Since ETFs are pools of stocks, ETF prices fell out of whack while market makers struggled to match buy and sell orders. Some ETFs suffered a “flash crash,” with orders to sell at the market price causing huge losses as the market price plummeted. The Guggenheim Equal Weight S&P 500 ETF (RSP), for instance, nose-dived in early trading, plunging from a closing price of $76 the Friday before to about $50 for a brief time—a dizzying 34% plunge. Then it bounced right back. This chart shows the anomaly:

Source: Yahoo Finance
Source: Yahoo Finance

Dozens of other ETFs yo-yoed the same way, including the iShares Select Dividend ETF (DVY) and the Emerging Markets Internet and Ecommerce Fund (EMQQ). Investors who sold at abnormally low market prices can protest the losses with their broker, but refunds or canceled orders seem unlikely because there were no mistaken orders or technical problems; the suddenly low prices were legitimate, in the sense that they were the natural outcome of deep market dislocations. Still, regulators are examining the wild price swings to see if better rules need to be put in place.

Investors who like ETFs because of their flexibility and liquidity obviously need to account for the volatility they can encounter when trading on a turbulent day. “If you’re going to control your own account, it’s important to understand not just volatility, but also the rules of trading,” says Tom Lydon, editor of ETFTrends.com. “We had individual investors who sold thinking they were going to take a hit of 5% or 7%, not 30%.”

The good news for ETF investors is there’s a simple way to guard against wild price swings: Enter a so-called limit order rather than a market order when lining up an online trade or phoning one in. A limit order allows the trader to stipulate a minimum price for a sale, or a maximum price for a purchase, to assure there won’t be surprisingly large losses. The tradeoff is that the transaction won’t happen if the limit price isn’t met. But in most situations, investors aren’t so desperate that they’re willing to sell or buy at any price. (And if they are, there are bigger problems than trading strategy.)

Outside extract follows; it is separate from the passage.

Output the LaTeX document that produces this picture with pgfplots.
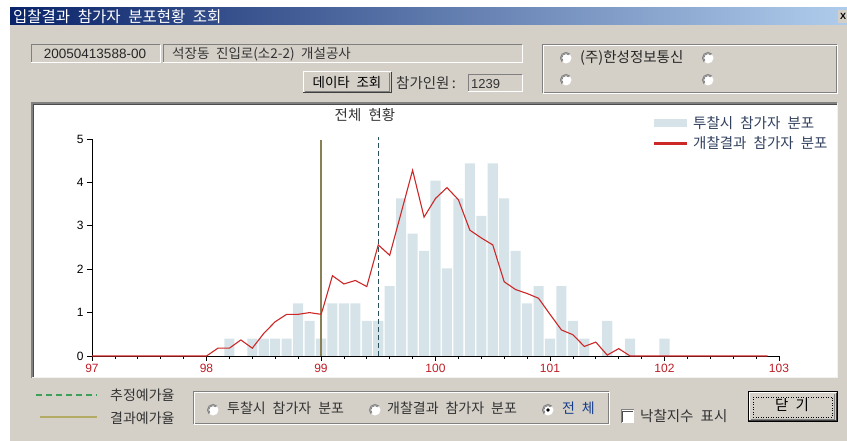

A limit order to sell the Guggenheim S&P 500 ETF at, say, $70 per share would have resulted in an 8% loss, compared with the prior closing price—but it would have prevented a 34% loss. There are variations on limit orders that investors can research online, at sites such as Investopedia, or through their broker. Investing firms, for their part, eagerly want their customers to study up on ETFs so trading goes smoothly on rough days and market losses aren’t compounded by trading mistakes.

Dickson of Vanguard has one other piece of advice for ETF investors: Avoid trading during the first and last 15 to 30 minutes of a session, when there’s typically more volatility that can interfere with pricing. And remember that an order placed off-hours will be executed at the open of the next trading session. But maybe you learned that this week.